Available data:
■ ■ ■

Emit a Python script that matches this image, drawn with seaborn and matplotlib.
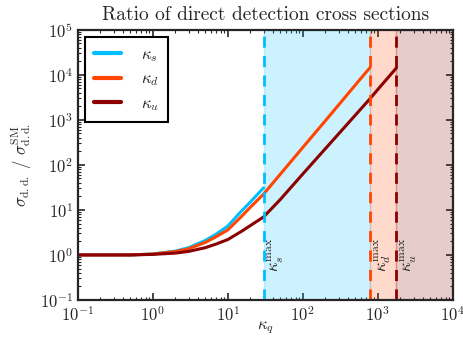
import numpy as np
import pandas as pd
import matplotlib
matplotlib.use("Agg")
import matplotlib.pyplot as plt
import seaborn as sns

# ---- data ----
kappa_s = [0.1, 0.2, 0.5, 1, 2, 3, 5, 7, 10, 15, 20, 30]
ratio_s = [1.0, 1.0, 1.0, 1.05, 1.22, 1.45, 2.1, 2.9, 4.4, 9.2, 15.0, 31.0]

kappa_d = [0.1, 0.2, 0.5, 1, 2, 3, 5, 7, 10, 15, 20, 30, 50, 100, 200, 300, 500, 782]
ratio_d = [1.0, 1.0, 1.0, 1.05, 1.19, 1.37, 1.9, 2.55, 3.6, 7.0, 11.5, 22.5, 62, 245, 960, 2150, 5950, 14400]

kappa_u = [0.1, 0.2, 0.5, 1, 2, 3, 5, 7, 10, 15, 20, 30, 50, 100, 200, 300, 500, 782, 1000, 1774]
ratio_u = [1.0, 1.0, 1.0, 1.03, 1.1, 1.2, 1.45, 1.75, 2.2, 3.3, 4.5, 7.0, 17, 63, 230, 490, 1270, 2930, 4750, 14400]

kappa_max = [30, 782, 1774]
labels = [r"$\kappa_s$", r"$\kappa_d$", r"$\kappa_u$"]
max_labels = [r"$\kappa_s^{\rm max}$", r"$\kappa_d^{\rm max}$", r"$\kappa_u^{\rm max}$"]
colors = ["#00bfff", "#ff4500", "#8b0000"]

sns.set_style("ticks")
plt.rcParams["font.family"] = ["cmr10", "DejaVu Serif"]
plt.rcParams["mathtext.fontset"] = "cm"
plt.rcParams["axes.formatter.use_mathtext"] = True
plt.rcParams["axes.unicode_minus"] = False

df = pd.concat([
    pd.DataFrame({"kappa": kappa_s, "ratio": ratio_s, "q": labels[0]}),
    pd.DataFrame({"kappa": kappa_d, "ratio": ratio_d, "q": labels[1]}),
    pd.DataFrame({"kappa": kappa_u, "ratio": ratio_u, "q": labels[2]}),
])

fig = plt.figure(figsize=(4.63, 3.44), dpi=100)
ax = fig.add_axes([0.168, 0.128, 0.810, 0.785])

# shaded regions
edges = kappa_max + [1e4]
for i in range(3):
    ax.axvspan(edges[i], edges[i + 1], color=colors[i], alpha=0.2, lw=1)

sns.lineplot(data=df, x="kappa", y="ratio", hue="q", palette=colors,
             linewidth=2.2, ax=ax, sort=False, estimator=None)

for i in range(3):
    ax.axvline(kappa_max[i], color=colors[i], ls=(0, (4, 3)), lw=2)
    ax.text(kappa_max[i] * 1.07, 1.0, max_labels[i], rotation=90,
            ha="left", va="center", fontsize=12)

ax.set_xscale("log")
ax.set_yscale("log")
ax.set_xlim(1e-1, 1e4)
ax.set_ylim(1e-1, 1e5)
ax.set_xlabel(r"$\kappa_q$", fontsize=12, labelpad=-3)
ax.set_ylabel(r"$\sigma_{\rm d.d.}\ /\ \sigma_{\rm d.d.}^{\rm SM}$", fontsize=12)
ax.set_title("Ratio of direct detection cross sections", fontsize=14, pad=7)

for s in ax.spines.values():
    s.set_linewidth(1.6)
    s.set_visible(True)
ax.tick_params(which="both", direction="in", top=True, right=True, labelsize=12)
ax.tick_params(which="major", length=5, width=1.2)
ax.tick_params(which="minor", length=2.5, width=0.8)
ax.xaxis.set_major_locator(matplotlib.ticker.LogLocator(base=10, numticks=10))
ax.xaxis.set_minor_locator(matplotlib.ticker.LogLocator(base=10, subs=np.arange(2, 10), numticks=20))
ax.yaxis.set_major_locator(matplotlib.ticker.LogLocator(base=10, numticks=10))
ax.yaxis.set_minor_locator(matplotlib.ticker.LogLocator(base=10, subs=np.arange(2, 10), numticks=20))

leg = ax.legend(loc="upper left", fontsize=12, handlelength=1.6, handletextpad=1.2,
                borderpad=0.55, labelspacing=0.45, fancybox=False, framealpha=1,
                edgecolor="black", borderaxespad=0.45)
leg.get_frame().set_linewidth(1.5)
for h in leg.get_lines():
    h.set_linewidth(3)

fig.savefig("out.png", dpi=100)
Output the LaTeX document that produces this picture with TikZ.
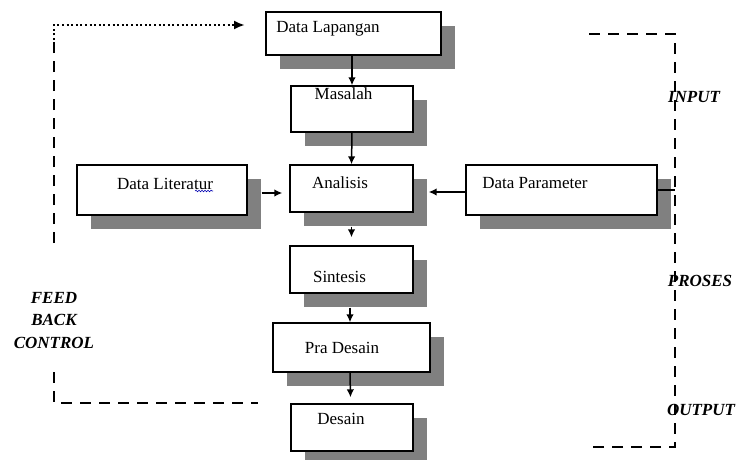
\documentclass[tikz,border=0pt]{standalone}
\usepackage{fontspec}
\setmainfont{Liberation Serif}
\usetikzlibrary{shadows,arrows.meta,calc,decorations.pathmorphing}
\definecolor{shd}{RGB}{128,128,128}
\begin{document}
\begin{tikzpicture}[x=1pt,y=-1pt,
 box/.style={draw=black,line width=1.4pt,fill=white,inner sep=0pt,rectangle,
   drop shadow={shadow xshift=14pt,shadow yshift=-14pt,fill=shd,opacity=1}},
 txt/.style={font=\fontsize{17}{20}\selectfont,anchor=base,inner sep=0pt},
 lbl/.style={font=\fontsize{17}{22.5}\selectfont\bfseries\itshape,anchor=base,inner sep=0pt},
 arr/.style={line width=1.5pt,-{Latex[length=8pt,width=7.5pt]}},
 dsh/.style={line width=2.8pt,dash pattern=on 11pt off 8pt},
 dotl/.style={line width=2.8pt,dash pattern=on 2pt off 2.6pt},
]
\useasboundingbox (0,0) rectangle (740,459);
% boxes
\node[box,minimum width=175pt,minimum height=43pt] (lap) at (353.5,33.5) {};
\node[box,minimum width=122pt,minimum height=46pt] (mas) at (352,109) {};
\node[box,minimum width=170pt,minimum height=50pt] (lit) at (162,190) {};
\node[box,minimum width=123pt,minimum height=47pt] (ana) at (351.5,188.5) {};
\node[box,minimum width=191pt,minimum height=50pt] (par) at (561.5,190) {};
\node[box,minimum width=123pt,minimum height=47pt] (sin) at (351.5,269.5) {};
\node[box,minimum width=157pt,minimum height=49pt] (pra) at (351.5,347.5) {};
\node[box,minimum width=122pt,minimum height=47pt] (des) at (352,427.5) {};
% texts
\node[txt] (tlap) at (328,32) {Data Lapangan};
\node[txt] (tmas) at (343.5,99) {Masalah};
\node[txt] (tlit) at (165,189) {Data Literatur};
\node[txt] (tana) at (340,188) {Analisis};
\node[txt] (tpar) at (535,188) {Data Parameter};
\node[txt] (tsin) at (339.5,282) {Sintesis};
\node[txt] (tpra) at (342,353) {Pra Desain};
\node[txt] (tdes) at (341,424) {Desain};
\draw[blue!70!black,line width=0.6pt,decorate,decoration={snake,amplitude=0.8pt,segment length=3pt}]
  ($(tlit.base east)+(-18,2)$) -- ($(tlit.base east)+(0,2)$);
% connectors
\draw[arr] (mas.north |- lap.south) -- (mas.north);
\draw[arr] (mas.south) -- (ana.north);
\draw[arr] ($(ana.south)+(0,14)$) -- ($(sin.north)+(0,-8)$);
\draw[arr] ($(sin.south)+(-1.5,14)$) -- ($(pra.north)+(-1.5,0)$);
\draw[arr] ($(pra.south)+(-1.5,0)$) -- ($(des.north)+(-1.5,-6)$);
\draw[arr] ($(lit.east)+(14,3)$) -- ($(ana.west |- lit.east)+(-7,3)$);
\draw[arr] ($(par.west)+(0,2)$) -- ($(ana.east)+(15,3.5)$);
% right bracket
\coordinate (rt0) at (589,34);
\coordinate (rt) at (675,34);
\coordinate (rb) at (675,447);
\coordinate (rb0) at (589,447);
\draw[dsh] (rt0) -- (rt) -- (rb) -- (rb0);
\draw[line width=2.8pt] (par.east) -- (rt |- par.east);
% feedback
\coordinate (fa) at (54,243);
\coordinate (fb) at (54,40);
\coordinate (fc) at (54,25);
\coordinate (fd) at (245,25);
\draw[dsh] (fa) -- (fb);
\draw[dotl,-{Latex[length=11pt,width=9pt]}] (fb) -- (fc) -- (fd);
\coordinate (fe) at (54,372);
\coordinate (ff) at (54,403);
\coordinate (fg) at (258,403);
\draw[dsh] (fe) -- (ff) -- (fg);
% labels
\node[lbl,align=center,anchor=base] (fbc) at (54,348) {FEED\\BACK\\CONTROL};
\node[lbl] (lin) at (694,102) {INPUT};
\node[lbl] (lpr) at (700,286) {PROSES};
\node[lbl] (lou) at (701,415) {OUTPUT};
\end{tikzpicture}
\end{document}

■ ■ ■

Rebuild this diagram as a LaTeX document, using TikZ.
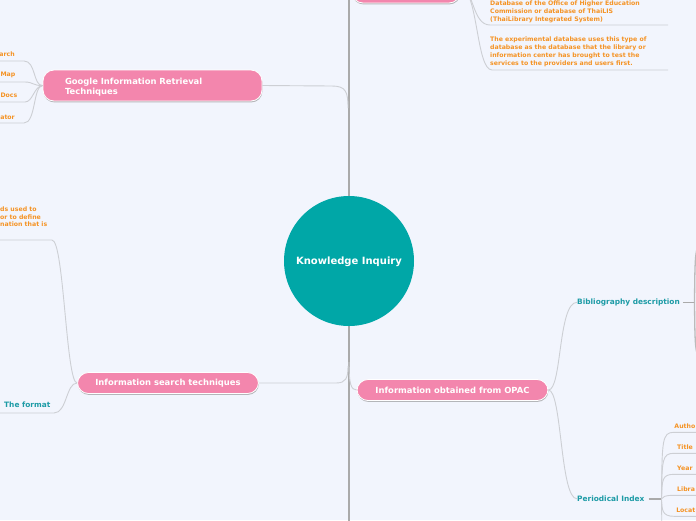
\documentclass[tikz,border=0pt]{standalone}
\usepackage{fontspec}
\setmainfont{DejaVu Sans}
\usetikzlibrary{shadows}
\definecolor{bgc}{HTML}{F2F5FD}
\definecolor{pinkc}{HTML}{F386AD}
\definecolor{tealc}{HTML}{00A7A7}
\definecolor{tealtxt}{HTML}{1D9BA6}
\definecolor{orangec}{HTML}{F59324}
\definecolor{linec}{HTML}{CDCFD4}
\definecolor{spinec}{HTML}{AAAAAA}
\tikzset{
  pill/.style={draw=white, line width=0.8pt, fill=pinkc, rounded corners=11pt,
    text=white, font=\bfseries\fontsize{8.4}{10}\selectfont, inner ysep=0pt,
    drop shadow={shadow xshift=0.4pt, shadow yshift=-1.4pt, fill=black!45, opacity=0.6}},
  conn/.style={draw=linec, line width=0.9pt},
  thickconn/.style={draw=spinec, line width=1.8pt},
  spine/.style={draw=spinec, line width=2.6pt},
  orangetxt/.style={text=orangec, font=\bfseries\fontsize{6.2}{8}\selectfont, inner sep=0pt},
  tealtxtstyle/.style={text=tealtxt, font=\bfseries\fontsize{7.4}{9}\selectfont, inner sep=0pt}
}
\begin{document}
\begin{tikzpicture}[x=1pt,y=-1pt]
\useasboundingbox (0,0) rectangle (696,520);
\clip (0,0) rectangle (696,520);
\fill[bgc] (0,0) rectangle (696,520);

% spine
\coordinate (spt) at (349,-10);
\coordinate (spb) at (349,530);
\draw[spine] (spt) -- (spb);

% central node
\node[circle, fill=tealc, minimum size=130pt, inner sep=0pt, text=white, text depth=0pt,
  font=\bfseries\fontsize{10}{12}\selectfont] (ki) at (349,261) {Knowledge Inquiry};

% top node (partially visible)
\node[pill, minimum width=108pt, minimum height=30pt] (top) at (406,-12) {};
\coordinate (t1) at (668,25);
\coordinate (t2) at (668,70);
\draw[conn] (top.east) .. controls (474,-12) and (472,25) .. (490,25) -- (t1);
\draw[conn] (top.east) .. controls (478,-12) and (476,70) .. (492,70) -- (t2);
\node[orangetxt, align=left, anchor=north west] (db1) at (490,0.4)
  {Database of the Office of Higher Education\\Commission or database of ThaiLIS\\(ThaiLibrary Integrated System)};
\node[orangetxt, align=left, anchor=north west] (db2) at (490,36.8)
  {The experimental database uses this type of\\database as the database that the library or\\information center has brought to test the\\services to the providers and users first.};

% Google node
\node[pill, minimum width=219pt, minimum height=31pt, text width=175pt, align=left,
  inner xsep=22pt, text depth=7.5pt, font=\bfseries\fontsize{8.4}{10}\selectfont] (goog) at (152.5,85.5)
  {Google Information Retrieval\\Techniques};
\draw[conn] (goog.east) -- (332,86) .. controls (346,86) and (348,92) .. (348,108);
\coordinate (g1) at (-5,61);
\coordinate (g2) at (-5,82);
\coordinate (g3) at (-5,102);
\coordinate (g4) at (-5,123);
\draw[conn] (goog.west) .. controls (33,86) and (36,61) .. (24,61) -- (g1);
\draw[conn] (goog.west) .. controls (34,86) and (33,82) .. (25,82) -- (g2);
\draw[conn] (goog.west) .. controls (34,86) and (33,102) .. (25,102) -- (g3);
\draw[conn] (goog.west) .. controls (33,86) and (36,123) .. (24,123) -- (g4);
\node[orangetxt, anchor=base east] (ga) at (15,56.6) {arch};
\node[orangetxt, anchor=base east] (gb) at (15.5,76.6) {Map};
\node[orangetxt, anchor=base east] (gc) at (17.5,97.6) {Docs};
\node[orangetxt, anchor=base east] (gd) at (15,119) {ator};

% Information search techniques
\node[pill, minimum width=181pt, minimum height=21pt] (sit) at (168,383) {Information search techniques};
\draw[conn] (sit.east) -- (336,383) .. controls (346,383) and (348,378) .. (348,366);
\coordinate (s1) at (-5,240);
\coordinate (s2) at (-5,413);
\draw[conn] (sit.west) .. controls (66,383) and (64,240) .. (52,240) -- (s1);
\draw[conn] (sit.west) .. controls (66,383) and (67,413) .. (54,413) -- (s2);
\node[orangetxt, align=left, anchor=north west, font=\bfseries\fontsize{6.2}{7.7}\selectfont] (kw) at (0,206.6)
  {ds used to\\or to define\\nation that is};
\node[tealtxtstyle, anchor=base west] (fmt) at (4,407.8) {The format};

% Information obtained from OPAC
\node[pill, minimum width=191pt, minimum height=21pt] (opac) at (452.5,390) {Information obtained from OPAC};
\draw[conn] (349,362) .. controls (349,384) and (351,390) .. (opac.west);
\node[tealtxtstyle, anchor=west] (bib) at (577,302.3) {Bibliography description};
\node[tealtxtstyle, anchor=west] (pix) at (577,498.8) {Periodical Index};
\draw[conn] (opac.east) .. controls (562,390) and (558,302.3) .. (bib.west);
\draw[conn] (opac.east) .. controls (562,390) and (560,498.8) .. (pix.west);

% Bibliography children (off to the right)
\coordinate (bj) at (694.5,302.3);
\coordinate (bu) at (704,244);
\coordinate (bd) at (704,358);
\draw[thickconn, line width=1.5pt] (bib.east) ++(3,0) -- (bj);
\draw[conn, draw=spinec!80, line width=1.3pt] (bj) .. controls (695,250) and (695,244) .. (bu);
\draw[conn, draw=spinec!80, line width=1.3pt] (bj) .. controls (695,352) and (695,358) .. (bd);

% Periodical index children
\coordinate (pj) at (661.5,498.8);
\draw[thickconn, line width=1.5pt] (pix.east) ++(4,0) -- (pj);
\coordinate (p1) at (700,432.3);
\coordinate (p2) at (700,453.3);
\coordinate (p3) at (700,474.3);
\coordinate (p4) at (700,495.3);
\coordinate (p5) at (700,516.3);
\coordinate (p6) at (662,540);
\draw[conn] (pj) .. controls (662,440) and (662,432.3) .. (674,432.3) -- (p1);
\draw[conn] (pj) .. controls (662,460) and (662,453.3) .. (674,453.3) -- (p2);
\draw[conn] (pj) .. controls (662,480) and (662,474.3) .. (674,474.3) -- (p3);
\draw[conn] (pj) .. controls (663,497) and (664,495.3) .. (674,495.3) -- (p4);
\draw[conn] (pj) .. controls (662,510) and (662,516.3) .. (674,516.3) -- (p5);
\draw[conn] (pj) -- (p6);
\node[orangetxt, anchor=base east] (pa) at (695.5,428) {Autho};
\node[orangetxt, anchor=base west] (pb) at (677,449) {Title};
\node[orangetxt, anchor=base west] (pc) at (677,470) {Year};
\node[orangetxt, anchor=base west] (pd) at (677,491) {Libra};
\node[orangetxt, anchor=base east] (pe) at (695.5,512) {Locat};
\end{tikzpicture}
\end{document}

■ ■ ■

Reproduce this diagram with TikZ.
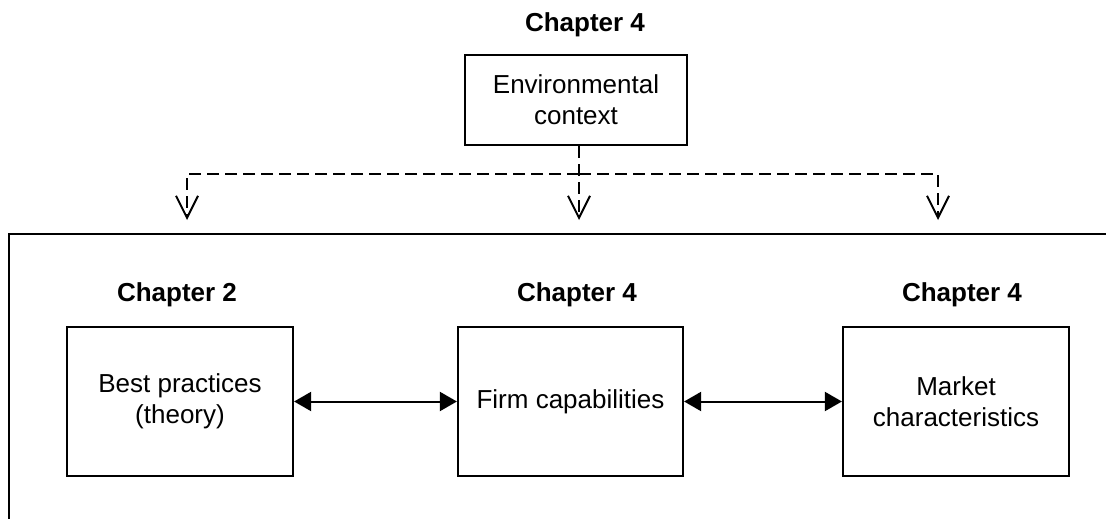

■ ■ ■

Exercise details:
Select all lines with the word "that" from the entries above.

Result for this exercise:
Emit a Python script that matches this image, drawn with seaborn and matplotlib.
Output the LaTeX document that produces this picture with TikZ.
  {The experimental database uses this type of\\database as the database that the library or\\information center has brought to test the\\services to the providers and users first.};
  {ds used to\\or to define\\nation that is};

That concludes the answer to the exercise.